The classic LED fade gradually increases the duty cycle from 0 to full, then decreases it back to 0, creating a breathing effect:

from machine import Pin, PWM
import utime

led = PWM(Pin(25))   # onboard LED
led.freq(1000)

while True:
    for duty in range(0, 65536, 512):   # ramp up
        led.duty_u16(duty)
        utime.sleep_ms(5)
    for duty in range(65535, -1, -512): # ramp down
        led.duty_u16(duty)
        utime.sleep_ms(5)

PWM for Servo Control

Servo motors require a very specific PWM signal: 50 Hz frequency and a pulse width between 1 ms (0°) and 2 ms (180°). At 50 Hz, each cycle is 20 ms, so:

• 1 ms pulse = 1/20 = 5% duty cycle = 0.05 × 65535 ≈ 3277
• 2 ms pulse = 2/20 = 10% duty cycle = 0.10 × 65535 ≈ 6554

from machine import Pin, PWM

servo = PWM(Pin(16))
servo.freq(50)    # MUST be 50 Hz for servos

def set_angle(degrees):
    min_duty = 3277   # 1 ms pulse = 0 degrees
    max_duty = 6554   # 2 ms pulse = 180 degrees
    duty = int(min_duty + (max_duty - min_duty) * degrees / 180)
    servo.duty_u16(duty)

set_angle(90)   # center position

PWM for Motor Speed

DC motors respond to the average voltage — higher duty cycle means faster rotation. You typically pair PWM with a motor driver chip (Chapter 12), but the PWM concept is the same:

motor = PWM(Pin(17))
motor.freq(10000)       # 10 kHz — above audible range, no motor whine
motor.duty_u16(32768)   # 50% speed

What Is Soft PWM?

Soft PWM (software PWM) generates a PWM-like signal using the CPU itself — switching a pin HIGH and LOW with utime.sleep_us() loops. It works on any GPIO pin but is imprecise because the CPU can be interrupted. Hardware PWM uses dedicated silicon that runs independently of your code. Always use hardware PWM when you can. Soft PWM is only for quick experiments on pins that do not have hardware PWM support.

Key Takeaways

• Analog signals have continuous voltage levels; digital signals are only HIGH or LOW.
• The Pico's ADC on GP26–GP28 reads 0–3.3 V and returns 0–65535 (16-bit).
• ADC.read_u16() reads the current value; scale with value / 65535 × target_range.
• A potentiometer wired as a voltage divider provides a variable 0–3.3 V to the ADC.
• An LDR changes resistance with light; use a voltage divider to make it readable by the ADC.
• PWM rapidly switches a pin to simulate a variable average voltage.
• PWM frequency sets how fast; duty cycle (0–65535) sets how much on-time.
• Servos need 50 Hz; LEDs work at 500–1,000 Hz; motors work well at 10–20 kHz.

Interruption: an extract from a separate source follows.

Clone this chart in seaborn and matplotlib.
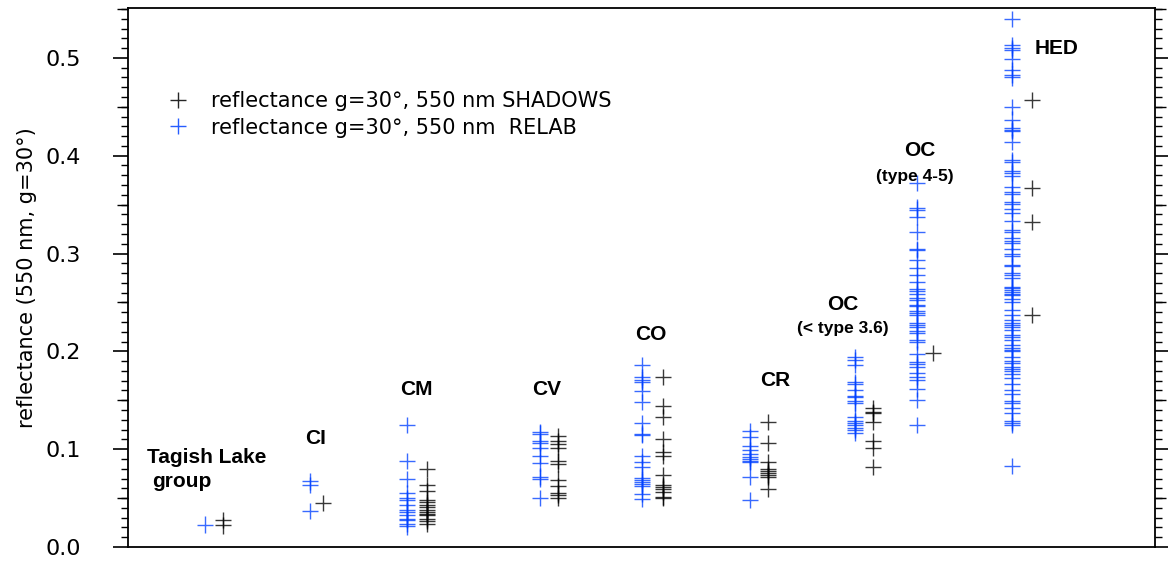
import numpy as np
import pandas as pd
import matplotlib
matplotlib.use("Agg")
import matplotlib.pyplot as plt
import seaborn as sns

# ---------------- data ----------------
groups = ["Tagish Lake", "CI", "CM", "CV", "CO", "CR", "OC<3.6", "OC4-5", "HED"]

relab_tagish = [0.023]
relab_ci = [0.067, 0.063, 0.037]
relab_cm = [0.125, 0.088, 0.0695, 0.0556, 0.050, 0.048, 0.043, 0.038, 0.036, 0.033,
            0.029, 0.0276, 0.024, 0.021]
relab_cv = [0.118, 0.116, 0.108, 0.106, 0.101, 0.093, 0.0856, 0.072, 0.070, 0.0505]
relab_co = [0.186, 0.1735, 0.171, 0.169, 0.159, 0.148, 0.1265, 0.116, 0.1145, 0.093,
            0.0873, 0.0815, 0.071, 0.069, 0.066, 0.064, 0.062, 0.054, 0.049]
relab_cr = [0.119, 0.112, 0.103, 0.099, 0.095, 0.092, 0.090, 0.088, 0.0866, 0.072, 0.048]
relab_oc36 = [0.194, 0.191, 0.186, 0.169, 0.167, 0.161, 0.154, 0.153, 0.149, 0.147,
              0.1326, 0.129, 0.127, 0.125, 0.122, 0.120, 0.117]
relab_oc45 = [0.3725, 0.347, 0.345, 0.337, 0.322, 0.305, 0.304, 0.2935, 0.285, 0.278,
              0.271, 0.2635, 0.262, 0.259, 0.255, 0.253, 0.247, 0.246, 0.241, 0.239,
              0.237, 0.229, 0.227, 0.225, 0.221, 0.219, 0.212, 0.210, 0.197, 0.189,
              0.187, 0.184, 0.178, 0.1735, 0.171, 0.162, 0.150, 0.125]
relab_hed = [0.540, 0.513, 0.510, 0.508, 0.499, 0.488, 0.483, 0.480, 0.450, 0.437,
             0.428, 0.426, 0.425, 0.414, 0.396, 0.394, 0.384, 0.382, 0.379, 0.368,
             0.363, 0.361, 0.353, 0.351, 0.346, 0.341, 0.333, 0.324, 0.322, 0.316,
             0.313, 0.3105, 0.305, 0.300, 0.297, 0.288, 0.287, 0.280, 0.278, 0.275,
             0.266, 0.2645, 0.263, 0.261, 0.259, 0.258, 0.254, 0.250, 0.242, 0.237,
             0.232, 0.229, 0.227, 0.225, 0.222, 0.217, 0.215, 0.212, 0.2065, 0.203,
             0.201, 0.200, 0.194, 0.1905, 0.188, 0.184, 0.182, 0.180, 0.177, 0.1725,
             0.167, 0.1605, 0.156, 0.149, 0.147, 0.142, 0.137, 0.129, 0.127, 0.125,
             0.083]

shadows_tagish = [0.028, 0.022]
shadows_ci = [0.045]
shadows_cm = [0.080, 0.063, 0.057, 0.048, 0.046, 0.043, 0.041, 0.038, 0.036, 0.034,
              0.033, 0.029, 0.027, 0.024]
shadows_cv = [0.1135, 0.108, 0.105, 0.1015, 0.088, 0.085, 0.069, 0.062, 0.055, 0.053, 0.050]
shadows_co = [0.1735, 0.1445, 0.133, 0.110, 0.0975, 0.093, 0.0736, 0.0634, 0.0617,
              0.059, 0.0566, 0.051, 0.050]
shadows_cr = [0.128, 0.106, 0.0866, 0.080, 0.078, 0.076, 0.0736, 0.072, 0.059]
shadows_oc36 = [0.142, 0.138, 0.1365, 0.1275, 0.1087, 0.101, 0.082]
shadows_oc45 = [0.198]
shadows_hed = [0.457, 0.367, 0.332, 0.237]

relab_all = [relab_tagish, relab_ci, relab_cm, relab_cv, relab_co, relab_cr,
             relab_oc36, relab_oc45, relab_hed]
shadows_all = [shadows_tagish, shadows_ci, shadows_cm, shadows_cv, shadows_co,
               shadows_cr, shadows_oc36, shadows_oc45, shadows_hed]

lab_shadows = "reflectance g=30°, 550 nm SHADOWS"
lab_relab = "reflectance g=30°, 550 nm  RELAB"

# ---------------- layout ----------------
relab_x = [205, 310, 407, 540, 642, 750, 855, 917, 1012]
shadows_x = [223, 323, 427, 558, 663, 768, 873, 933, 1032]

rows = []
for g, xs, vals in zip(groups, shadows_x, shadows_all):
    for v in vals:
        rows.append({"group": g, "x": xs, "value": v, "source": lab_shadows})
for g, xs, vals in zip(groups, relab_x, relab_all):
    for v in vals:
        rows.append({"group": g, "x": xs, "value": v, "source": lab_relab})
df = pd.DataFrame(rows)

sns.set_theme(style="white")
plt.rcParams["font.family"] = ["DejaVu Sans"]
plt.rcParams["text.color"] = "black"

fig = plt.figure(figsize=(11.68, 5.65), dpi=100)
ax = fig.add_axes([128 / 1168, 18 / 565, (1155 - 128) / 1168, (547 - 8) / 565])

blue = "#0040ff"
sns.scatterplot(data=df, x="x", y="value", hue="source",
                palette={lab_shadows: "black", lab_relab: blue},
                hue_order=[lab_shadows, lab_relab],
                marker="+", s=135, linewidth=1.0, alpha=0.78, ax=ax, legend=True)

ax.set_xlim(128, 1155)
ax.set_ylim(0, 0.551)
ax.set_xlabel("")
ax.set_xticks([])

# medium ticks at 0.05 positions (twin axis) -- created first so main ticks survive
ax2 = ax.twinx()
ax2.set_ylim(ax.get_ylim())
ax2.set_yticks(np.arange(0.05, 0.551, 0.1))
ax2.tick_params(axis="y", left=True, right=True, direction="out", length=8,
                width=1.0, labelleft=False, labelright=False, color="black")
for sp in ax2.spines.values():
    sp.set_visible(False)

ax.set_ylabel("reflectance (550 nm, g=30°)", fontsize=15, labelpad=6, color="black")
ax.set_yticks([0.0, 0.1, 0.2, 0.3, 0.4, 0.5])
ax.set_yticks(np.arange(0, 0.551, 0.01), minor=True)
ax.yaxis.set_major_formatter(matplotlib.ticker.FormatStrFormatter("%.1f"))
ax.tick_params(axis="y", which="major", left=True, right=True, direction="out",
               length=11, width=1.2, labelsize=16, color="black",
               labelcolor="black", pad=23, labelleft=True, labelright=False)
ax.tick_params(axis="y", which="minor", left=True, right=True, direction="out",
               length=5, width=1.0, color="black")
for sp in ax.spines.values():
    sp.set_visible(True)
    sp.set_color("black")
    sp.set_linewidth(1.3)

leg = ax.legend(loc="upper left", bbox_to_anchor=(0.010, 0.88), frameon=False,
                fontsize=15, handletextpad=0.6, labelspacing=0.3,
                markerscale=1.0)
for h in leg.legend_handles:
    h.set_alpha(0.85)
for t in leg.get_texts():
    t.set_color("black")

# group labels
bold = dict(fontsize=15, fontweight="bold", family="Liberation Sans",
            ha="center", va="center", color="black")
small = dict(fontsize=12.5, fontweight="bold", family="Liberation Sans",
             ha="center", va="center", color="black")
ax.text(207, 0.092, "Tagish Lake", **bold)
ax.text(182, 0.0665, "group", **bold)
ax.text(316, 0.111, "CI", **bold)
ax.text(416, 0.1615, "CM", **bold)
ax.text(547, 0.1615, "CV", **bold)
ax.text(651, 0.217, "CO", **bold)
ax.text(775, 0.170, "CR", **bold)
ax.text(843, 0.2475, "OC", **bold)
ax.text(843, 0.223, "(< type 3.6)", **small)
ax.text(920, 0.405, "OC", **bold)
ax.text(915, 0.379, "(type 4-5)", **small)
ax.text(1057, 0.510, "HED", **bold)

fig.savefig("out.png", dpi=100)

Quick Check: What duty_u16 value gives 25% brightness? (Click to reveal)

16,383 (or 16384) — 25% of 65,535 is 16,383.75, so 65535 × 0.25 ≈ 16384.

Analog and PWM Mastered!

You can now read the analog world and control devices with smooth PWM signals. A potentiometer controls an LED's brightness, and the same concept drives servos and motors. In Chapter 8 you will learn the communication protocols — I2C, SPI, and UART — that let the Pico talk to sensors, displays, and other chips. The sensor library chapters are almost in reach!